The unidentified suspect allegedly slapped King County Superior Court Judge Michael Scott in the face at the county courthouse Monday morning around 9:30 a.m. But the judge didn’t want to be identified as a victim. In fact, it appears he never called 911 to report the crime. Instead, King County security flagged the incident for the Seattle Police Department.
It’s unclear if the suspect knew the victim was a judge.
After police spoke with the security staff, according to the police incident report, Judge Scott emailed the responding officer to say that “he did not want to press charges on the suspect unless it benefitted law enforcement.” But that meant police would not be able to make an arrest.
This wasn’t the suspect’s first alleged assault of the day
The suspect, according to a source, has had repeated run-ins with police and may be suffering from mental illness. And police say the judge wasn’t the man’s only victim that morning.
Before the alleged assault against the judge, security saw the suspect in an “intoxicated” state. About two and a half hours later, the suspect “punched a random person sitting on the side” of the street while walking towards the judge. The suspect ultimately slapped the judge in the face.
The judge initially described the assault as a “push or slap” to the face. The security guard told police he witnessed the assault via surveillance cameras.
A judge’s dangerous decision reversed
The judge initially refused to cooperate with Seattle police. But the responding officer documented the report anyway.

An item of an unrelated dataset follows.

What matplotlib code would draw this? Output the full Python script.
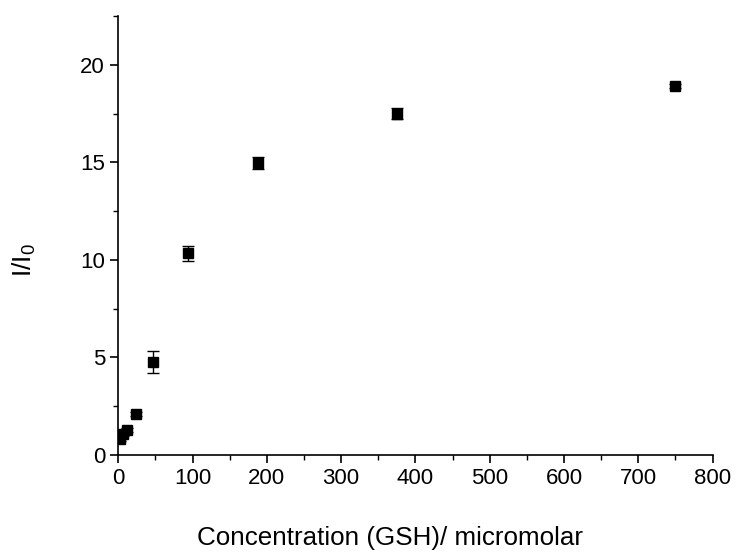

“This report is to document the events of this assault/disturbances in case the judge, other employees, is targeted by the same suspect or in case the judge does want to pursue charges for the assault,” the officer noted in the incident report.
It’s unclear why Judge Scott did not want to cooperate with the police, raising many questions.
Did the judge not want the attention? Why not? Is this judge part of the reason why people like the suspect are out on the streets instead of in jail or in treatment where they may belong? Is he trying to hide the city and county’s crime surge?
And what did the judge mean when he said he’d report if it helped law enforcement? Judge Scott should know that police need a victim in order to make an arrest in a case like this.
No matter the reasons, not calling 911 meant that a suspected criminal would stay out on the streets and would almost certainly allegedly assault someone else. This poses a clear and obvious public safety threat. Unless there’s some legitimate reason not to report the alleged crime, it’s reasonable to argue that Judge Scott has a moral obligation to file a report to help ensure the behavior wouldn’t happen again.
When asked to explain what happened and why, Judge Scott, through his office, emailed the Jason Rantz Show on KTTH, “no comment.”
Executive Constantine’s office gets involved
Eventually, Judge Scott changed his mind.
The King County Executive’s Office confirmed to the Jason Rantz Show that the Deputy Executive intervened. After being notified by the Sheriff’s Office of the incident, sources say she asked that judge to report the crime to the police. It’s unclear why the sheriff’s office reached out to the executive’s office, but a source speculates it was so that police would have a more solid case when making an arrest.
After the judge cooperated with the police, an investigation to track the suspect down was launched. A source says the suspect was arrested hours later. He has not yet been charged.